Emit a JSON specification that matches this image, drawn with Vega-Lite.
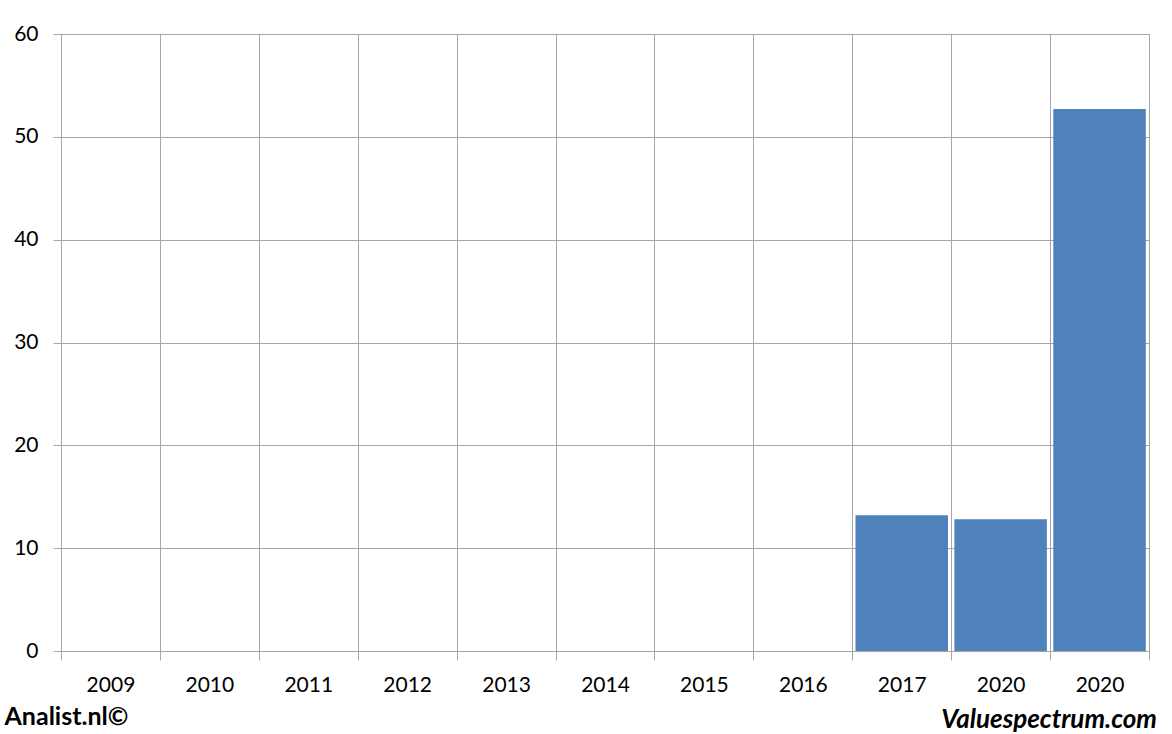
{
  "$schema": "https://vega.github.io/schema/vega-lite/v6.json",
  "width": 1088,
  "height": 617,
  "autosize": {"type": "none"},
  "padding": {"left": 61, "top": 34, "right": 23, "bottom": 83},
  "background": "white",
  "data": {
    "values": [
      {"period": "2009", "value": 0},
      {"period": "2010", "value": 0},
      {"period": "2011", "value": 0},
      {"period": "2012", "value": 0},
      {"period": "2013", "value": 0},
      {"period": "2014", "value": 0},
      {"period": "2015", "value": 0},
      {"period": "2016", "value": 0},
      {"period": "2017", "value": 13.2},
      {"period": "2020a", "value": 12.8},
      {"period": "2020b", "value": 52.7}
    ]
  },
  "title": {
    "text": "Valuespectrum.com",
    "orient": "bottom",
    "anchor": "end",
    "frame": "group",
    "font": "Lato",
    "fontSize": 26,
    "fontWeight": "bold",
    "fontStyle": "italic",
    "color": "black",
    "offset": -22,
    "dx": 8
  },
  "mark": {"type": "bar", "color": "#4f81bd", "width": {"band": 0.935}},
  "encoding": {
    "x": {
      "field": "period",
      "type": "ordinal",
      "sort": null,
      "scale": {"paddingInner": 0, "paddingOuter": 0},
      "axis": {
        "title": "Analist.nl©",
        "titleFont": "Lato",
        "titleFontSize": 25,
        "titleFontWeight": "bold",
        "titleColor": "black",
        "titleAnchor": "start",
        "titleAlign": "left",
        "titleX": -57,
        "titleY": 73,
        "titleBaseline": "alphabetic",
        "labelAngle": 0,
        "labelExpr": "substring(datum.label, 0, 4)",
        "labelFont": "Lato",
        "labelFontSize": 21,
        "labelColor": "black",
        "labelPadding": 14,
        "tickBand": "extent",
        "ticks": true,
        "tickSize": 9,
        "tickColor": "#a6a6a6",
        "domainColor": "#a6a6a6",
        "grid": true,
        "gridColor": "#a6a6a6",
        "gridOpacity": 1
      }
    },
    "y": {
      "field": "value",
      "type": "quantitative",
      "scale": {"domain": [0, 60], "nice": false},
      "axis": {
        "title": null,
        "values": [0, 10, 20, 30, 40, 50, 60],
        "labelFont": "Lato",
        "labelFontSize": 21,
        "labelColor": "black",
        "labelPadding": 15,
        "tickSize": 8,
        "tickColor": "#a6a6a6",
        "domainColor": "#a6a6a6",
        "gridColor": "#a6a6a6",
        "gridOpacity": 1
      }
    }
  },
  "config": {"view": {"stroke": "#a6a6a6"}}
}
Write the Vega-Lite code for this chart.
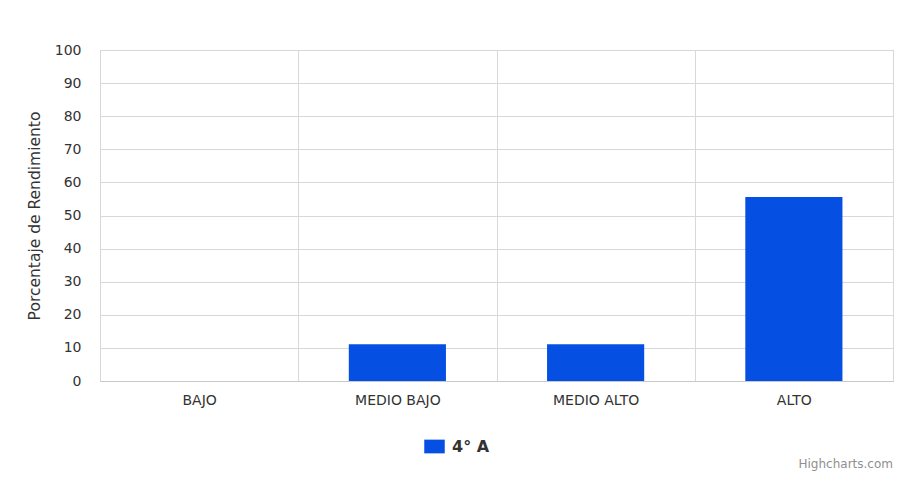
{
  "$schema": "https://vega.github.io/schema/vega-lite/v6.json",
  "autosize": {"type": "none"},
  "padding": {"left": 100, "top": 50, "right": 8, "bottom": 96},
  "width": 793,
  "height": 331,
  "background": "#ffffff",
  "title": {
    "text": "Highcharts.com",
    "orient": "bottom",
    "anchor": "end",
    "offset": 4,
    "fontSize": 12,
    "fontWeight": "normal",
    "color": "#909090",
    "font": "DejaVu Sans"
  },
  "data": {
    "values": [
      {"nivel": "BAJO", "porcentaje": 0, "serie": "4° A"},
      {"nivel": "MEDIO BAJO", "porcentaje": 11.11, "serie": "4° A"},
      {"nivel": "MEDIO ALTO", "porcentaje": 11.11, "serie": "4° A"},
      {"nivel": "ALTO", "porcentaje": 55.56, "serie": "4° A"}
    ]
  },
  "mark": {"type": "bar", "width": {"band": 0.49}},
  "encoding": {
    "x": {
      "field": "nivel",
      "type": "nominal",
      "sort": ["BAJO", "MEDIO BAJO", "MEDIO ALTO", "ALTO"],
      "scale": {"paddingInner": 0, "paddingOuter": 0},
      "axis": {
        "title": null,
        "labelAngle": 0,
        "grid": true,
        "tickBand": "extent",
        "gridColor": "#d8d8d8",
        "ticks": false,
        "domain": true,
        "domainColor": "#c8c8c8",
        "labelPadding": 12,
        "labelFont": "DejaVu Sans",
        "labelFontSize": 14,
        "labelColor": "#333333"
      }
    },
    "y": {
      "field": "porcentaje",
      "type": "quantitative",
      "scale": {"domain": [0, 100], "nice": false},
      "axis": {
        "title": "Porcentaje de Rendimiento",
        "values": [0, 10, 20, 30, 40, 50, 60, 70, 80, 90, 100],
        "grid": true,
        "gridColor": "#d8d8d8",
        "ticks": false,
        "domain": false,
        "labelPadding": 19,
        "labelFont": "DejaVu Sans",
        "labelFontSize": 14,
        "labelColor": "#333333",
        "titleFont": "DejaVu Sans",
        "titleFontSize": 15.5,
        "titleFontWeight": "normal",
        "titleColor": "#333333",
        "titlePadding": 12
      }
    },
    "color": {
      "field": "serie",
      "type": "nominal",
      "scale": {"range": ["#054fe3"]},
      "legend": {
        "title": null,
        "orient": "none",
        "legendX": 324,
        "legendY": 386,
        "symbolType": "M-1,-0.67H1V0.67H-1Z",
        "symbolSize": 420,
        "symbolStrokeWidth": 0,
        "labelFont": "DejaVu Sans",
        "labelFontSize": 16,
        "labelFontWeight": "bold",
        "labelColor": "#333333",
        "labelOffset": 7
      }
    }
  },
  "config": {
    "view": {"stroke": "#c8c8c8", "strokeWidth": 1}
  }
}
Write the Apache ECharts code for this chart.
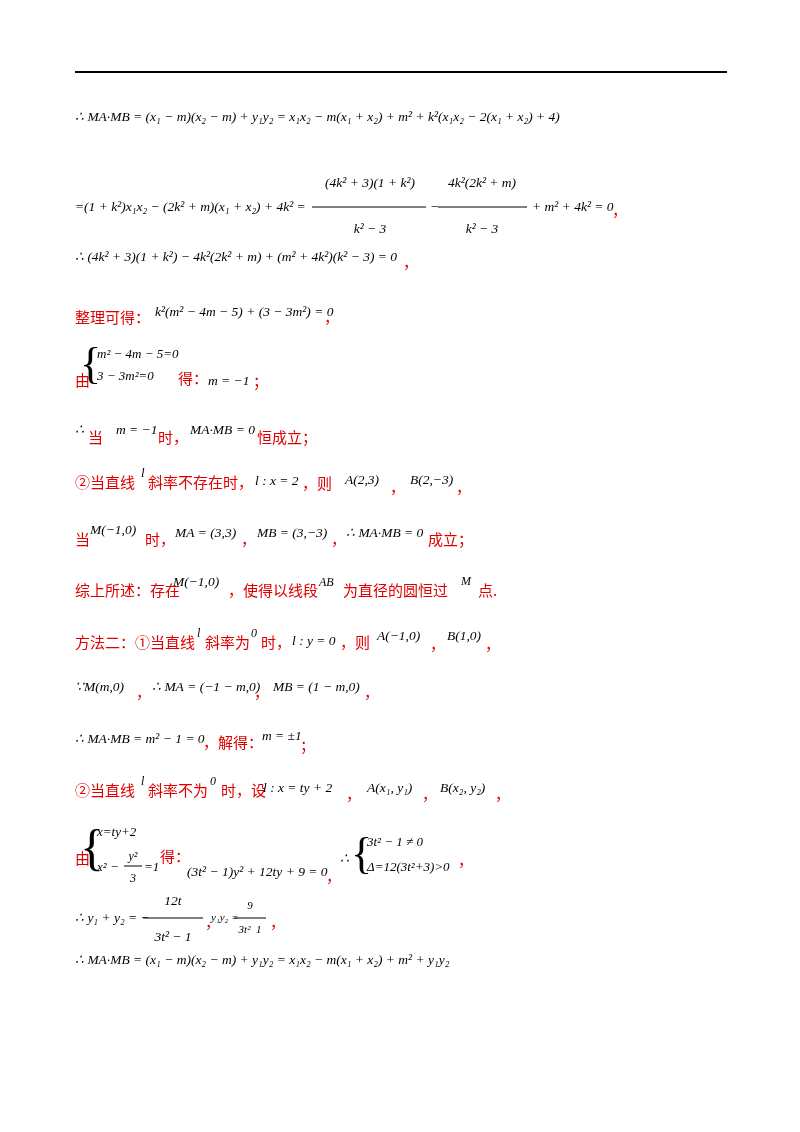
<!DOCTYPE html>
<html><head><meta charset="utf-8">
<script src="https://cdn.jsdelivr.net/npm/echarts@6/dist/echarts.min.js"></script>
<style>html,body{margin:0;background:#fff}#c{width:800px;height:1132px}</style>
</head><body><div id="c"></div>
<script>
const R='#e00000', K='#000';
// text runs: [text, x, y, colour, size, align]
const line1=[["∴ MA·MB = (x₁ − m)(x₂ − m) + y₁y₂ = x₁x₂ − m(x₁ + x₂) + m² + k²(x₁x₂ − 2(x₁ + x₂) + 4)",75,117,K,13.5]];
const line2=[["=(1 + k²)x₁x₂ − (2k² + m)(x₁ + x₂) + 4k² =",75,207,K,13.5],["(4k² + 3)(1 + k²)",370,183,K,13.5,'center'],["k² − 3",370,229,K,13.5,'center'],["−",430,207,K,13.5],["4k²(2k² + m)",482,183,K,13.5,'center'],["k² − 3",482,229,K,13.5,'center'],["+ m² + 4k² = 0",532,207,K,13.5],["，",612,210,R,15]];
const fracs=[[312,426,207],[438,527,207],[143,203,918],[234,266,918],[124,142,866]];
const line3=[["∴ (4k² + 3)(1 + k²) − 4k²(2k² + m) + (m² + 4k²)(k² − 3) = 0",75,257,K,13.5],["，",403,262,R,15]];
const line4=[["整理可得：",75,317,R,15],["k²(m² − 4m − 5) + (3 − 3m²) = 0",155,312,K,13.5],["，",324,317,R,15]];
const line5=[["m² − 4m − 5=0",97,355,K,13],["3 − 3m²=0",97,377,K,13],["由",75,380,R,15],["得：",178,378,R,15],["m = −1",208,381,K,13.5],["；",253,381,R,15]];
const line6=[["∴",75,430,K,14],["当",88,437,R,15],["m = −1",116,430,K,13.5],["时，",158,437,R,15],["MA·MB = 0",190,430,K,13.5],["恒成立；",257,437,R,15]];
const line7=[["②当直线",75,482,R,15],["l",141,474,K,13],["斜率不存在时，",148,482,R,15],["l : x = 2",255,481,K,13.5],["，则",302,483,R,15],["A(2,3)",345,480,K,13.5],["，",390,487,R,15],["B(2,−3)",410,480,K,13.5],["，",456,487,R,15]];
const line8=[["当",75,539,R,15],["M(−1,0)",90,530,K,13.5],["时，",145,539,R,15],["MA = (3,3)",175,533,K,13.5],["，",241,539,R,15],["MB = (3,−3)",257,533,K,13.5],["，",331,539,R,15],["∴ MA·MB = 0",346,533,K,13.5],["成立；",428,539,R,15]];
const line9=[["综上所述：存在",75,590,R,15],["M(−1,0)",173,582,K,13.5],["，使得以线段",228,590,R,15],["AB",319,583,K,12],["为直径的圆恒过",343,590,R,15],["M",461,582,K,12],["点.",478,590,R,15]];
const line10=[["方法二：①当直线",75,642,R,15],["l",197,634,K,12],["斜率为",205,642,R,15],["0",251,634,K,12],["时，",261,642,R,15],["l : y = 0",292,641,K,13.5],["，则",340,642,R,15],["A(−1,0)",377,636,K,13.5],["，",430,644,R,15],["B(1,0)",447,636,K,13.5],["，",485,644,R,15]];
const line11=[["∵M(m,0)",75,687,K,13.5],["，",136,692,R,15],["∴ MA = (−1 − m,0)",152,687,K,13.5],["，",254,692,R,15],["MB = (1 − m,0)",273,687,K,13.5],["，",364,692,R,15]];
const line12=[["∴ MA·MB = m² − 1 = 0",75,739,K,13.5],["，解得：",203,742,R,15],["m = ±1",262,736,K,13.5],["；",300,745,R,15]];
const line13=[["②当直线",75,790,R,15],["l",141,782,K,12],["斜率不为",148,790,R,15],["0",210,782,K,12],["时，设",221,790,R,15],["l : x = ty + 2",263,788,K,13.5],["，",346,794,R,15],["A(x₁, y₁)",367,788,K,13.5],["，",422,794,R,15],["B(x₂, y₂)",440,788,K,13.5],["，",495,794,R,15]];
const line14=[["x=ty+2",97,833,K,13],["x² −",97,868,K,13],["y²",133,857,K,12,'center'],["3",133,879,K,12,'center'],["=1",144,868,K,13],["由",75,858,R,15],["得：",160,856,R,15],["(3t² − 1)y² + 12ty + 9 = 0",187,872,K,13.5],["，",326,876,R,15],["∴",340,859,K,14],["3t² − 1 ≠ 0",367,843,K,13],["Δ=12(3t²+3)>0",367,868,K,13],["，",458,860,R,15]];
const line15=[["∴ y₁ + y₂ = −",75,918,K,13.5],["12t",173,901,K,13.5,'center'],["3t² − 1",173,937,K,13.5,'center'],["，",205,922,R,15],["y₁y₂ =",211,918,K,11],["9",250,906,K,11,'center'],["3t²  1",250,930,K,11,'center'],["，",270,922,R,15]];
const line16=[["∴ MA·MB = (x₁ − m)(x₂ − m) + y₁y₂ = x₁x₂ − m(x₁ + x₂) + m² + y₁y₂",75,960,K,13.5]];
const braces=[[80,366,44],[80,851,50],[351,856,44]];
const runs=[].concat(line1,line2,line3,line4,line5,line6,line7,line8,line9,line10,line11,line12,line13,line14,line15,line16);
const g=[{type:'line',shape:{x1:75,y1:72,x2:727,y2:72},style:{stroke:'#000',lineWidth:2}}];
runs.forEach(r=>{const cjk=r[3]===R;
 g.push({type:'text',x:r[1],y:r[2],style:{text:r[0],fill:r[3],verticalAlign:'middle',align:r[5]||'left',
 font:(cjk?'':'italic ')+r[4]+'px '+(cjk?'"Noto Sans CJK SC"':'"Liberation Serif"')}});});
fracs.forEach(f=>g.push({type:'line',shape:{x1:f[0],y1:f[2],x2:f[1],y2:f[2]},style:{stroke:'#000',lineWidth:1}}));
braces.forEach(b=>g.push({type:'text',x:b[0],y:b[1],style:{text:'{',fill:'#000',verticalAlign:'middle',font:b[2]+'px "Liberation Serif"'}}));
const ch=echarts.init(document.getElementById('c'));
ch.setOption({animation:false,backgroundColor:'#fff',graphic:g});
</script></body></html>
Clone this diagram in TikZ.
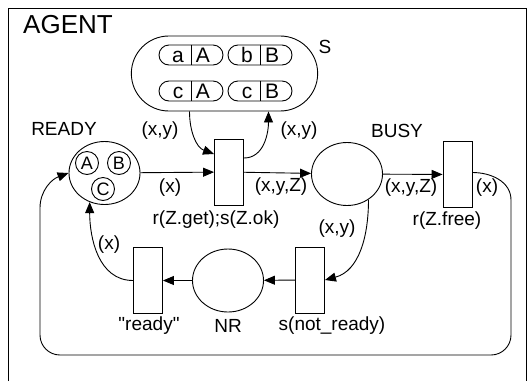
\documentclass[tikz,border=0pt]{standalone}
\usepackage{fontspec}
\setmainfont{Liberation Sans}
\usetikzlibrary{arrows.meta, shapes.geometric, shapes.misc}

\begin{document}
\begin{tikzpicture}[x=1pt, y=-1pt, >={Triangle[length=11pt,width=9pt]}, line width=0.9pt,
    place/.style={ellipse, draw, minimum width=71pt, minimum height=63pt, inner sep=0pt},
    trans/.style={rectangle, draw, minimum width=29pt, minimum height=66pt, inner sep=0pt},
    lbl/.style={font=\fontsize{19}{19}\selectfont, inner sep=0pt},
    token/.style={circle, draw, minimum size=23pt, inner sep=0pt, font=\fontsize{18}{18}\selectfont},
    pill/.style={rounded rectangle, draw, minimum width=64pt, minimum height=20pt, inner sep=0pt},
    pilltxt/.style={font=\fontsize{21}{21}\selectfont, inner sep=0pt, anchor=base}]
    \useasboundingbox (0,0) rectangle (527,381);

    % 1. Khung AGENT
    \draw (8,381) -- (8,8) -- (526,8) -- (526,381);
    \node[lbl, font=\fontsize{26}{26}\selectfont] (agent) at (68,25) {AGENT};

    % 2. Vị trí S với các thẻ
    \node[rounded rectangle, draw, minimum width=193pt, minimum height=75pt] (s) at (224.5,73.5) {};
    \node[lbl] (slbl) at (325,47) {S};
    \foreach \n/\px/\py/\lt/\rt in {paA/191/55/a/A, pbB/260/55/b/B, pcA/191/91/c/A, pcB/260/91/c/B} {
        \node[pill] (\n) at (\px,\py) {};
        \draw (\n.north) -- (\n.south);
        \node[pilltxt] (\n l) at (\px-13,\py+7.5) {\lt};
        \node[pilltxt] (\n r) at (\px+12,\py+7.5) {\rt};
    }

    % 3. Các vị trí
    \node[place] (ready) at (104.5,173) {};
    \node[place] (busy) at (347,174) {};
    \node[place] (nr) at (228,280.5) {};
    \node[token] (ta) at (87,163) {A};
    \node[token] (tb) at (119,163) {B};
    \node[token] (tc) at (103,189) {C};

    % 4. Các chuyển tiếp
    \node[trans] (tget) at (229,172) {};
    \node[trans] (tfree) at (457.5,174.5) {};
    \node[trans] (tnot) at (310,280) {};
    \node[trans] (tready) at (148,280.5) {};

    % 5. Nhãn
    \node[lbl] (readylbl) at (64,129) {READY};
    \node[lbl] (busylbl) at (397,131) {BUSY};
    \node[lbl] (nrlbl) at (228,326) {NR};
    \node[lbl] (getlbl) at (216,220) {r(Z.get);s(Z.ok)};
    \node[lbl] (freelbl) at (447,221) {r(Z.free)};
    \node[lbl] (notlbl) at (332,326) {s(not\_ready)};
    \node[lbl] (readyq) at (149,326) {\textquotedbl ready\textquotedbl};

    % 6. Nhãn cung
    \node[lbl] (lxy1) at (160,131) {(x,y)};
    \node[lbl] (lxy2) at (299,131) {(x,y)};
    \node[lbl] (lx1) at (170,188) {(x)};
    \node[lbl] (lxyz1) at (281,187) {(x,y,Z)};
    \node[lbl] (lxyz2) at (411,188) {(x,y,Z)};
    \node[lbl] (lx2) at (487,188) {(x)};
    \node[lbl] (lxy3) at (337,229) {(x,y)};
    \node[lbl] (lx3) at (109,245) {(x)};

    % 7. Các cung
    \draw[->] (ready) -- (tget);
    \draw[->] ([xshift=-35pt]s.south) to[out=-90, in=160] ([yshift=18pt]tget.west);
    \draw[->] ([yshift=14pt]tget.east) to[out=0, in=-90] ([xshift=44pt]s.south);
    \draw[->] (tget) -- (busy);
    \draw[->] (busy) -- (tfree);
    \draw[->] (busy.-50) to[out=-90, in=15] (tnot.east);
    \draw[->] (tnot) -- (nr);
    \draw[->] (nr) -- (tready);
    \draw[->] (tready.west) to[out=180, in=-90] (ready.243);

    % 8. Vòng quay lại READY
    \coordinate (loopne) at (511,200);
    \coordinate (loopse) at (511,335);
    \coordinate (loopsb) at (491,355);
    \coordinate (loopsw) at (60,355);
    \coordinate (loopws) at (40,335);
    \coordinate (loopnw) at (40,208);
    \draw[->] ([yshift=2pt]tfree.east) to[out=0, in=90] (loopne) -- (loopse)
        to[out=-90, in=0] (loopsb) -- (loopsw) to[out=180, in=-90] (loopws)
        -- (loopnw) to[out=90, in=200] (ready.west);
\end{tikzpicture}
\end{document}
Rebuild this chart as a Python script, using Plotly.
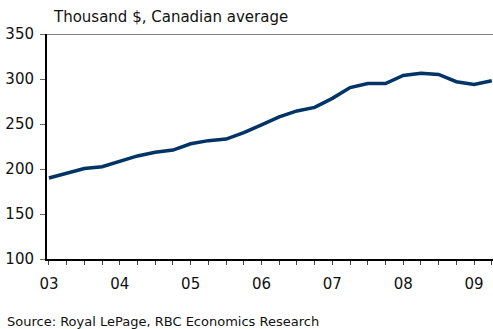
import plotly.graph_objects as go

quarters = list(range(26))  # 2003Q1 .. 2009Q2
prices = [190, 195.5, 200.5, 202.5, 208.5, 214.5, 218.5, 221, 228, 231.5, 233.3, 240.5,
          249, 258, 264.5, 268.5, 278.5, 290.5, 295, 295, 304, 306.3, 305, 297, 294, 298]
year_labels = ["03", "04", "05", "06", "07", "08", "09"]
y_ticks = [100, 150, 200, 250, 300, 350]

ticktext = [year_labels[i // 4] if i % 4 == 0 else "" for i in quarters]

fig = go.Figure()
fig.add_trace(go.Scatter(x=quarters, y=prices, mode="lines",
                         line=dict(color="#003366", width=3.5), cliponaxis=False,
                         hoverinfo="skip"))

font = "DejaVu Sans"
fig.update_layout(
    width=493, height=329,
    margin=dict(l=47, r=0, t=34, b=70),
    paper_bgcolor="white", plot_bgcolor="white",
    showlegend=False,
    font=dict(family=font, size=15, color="#111111"),
    xaxis=dict(range=[-0.11, 25.07], tickmode="array", tickvals=quarters, ticktext=ticktext,
               ticks="outside", ticklen=4, tickwidth=1, tickcolor="#444444",
               showline=True, linecolor="black", linewidth=2, showgrid=False, zeroline=False,
               ticklabelstandoff=6, tickfont=dict(size=15)),
    yaxis=dict(range=[100, 350], tickmode="array", tickvals=y_ticks,
               ticks="outside", ticklen=5, tickwidth=1, tickcolor="#666666",
               showline=True, linecolor="black", linewidth=2, showgrid=False, zeroline=False,
               ticklabelstandoff=3, tickfont=dict(size=15)),
    shapes=[dict(type="line", xref="paper", yref="y", x0=0, x1=1, y0=350, y1=350,
                 line=dict(color="#808080", width=2))],
    annotations=[
        dict(text="Thousand $, Canadian average", xref="paper", yref="paper",
             x=0, xshift=4, y=1, yshift=17, xanchor="left", yanchor="middle",
             showarrow=False, font=dict(size=15)),
        dict(text="Source: Royal LePage, RBC Economics Research", xref="paper", yref="paper",
             x=0, xshift=-42, y=0, yshift=-62, xanchor="left", yanchor="middle",
             showarrow=False, font=dict(size=13)),
    ],
)

fig.write_html("out.html")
★ ★ ★ ★ ★ ★ ★
--- Set exercise ---
Lines containing the string "code" are to be selected and copied.

--- Worked answer ---
Write the Vega-Lite code for this chart.
Write the Apache ECharts code for this chart.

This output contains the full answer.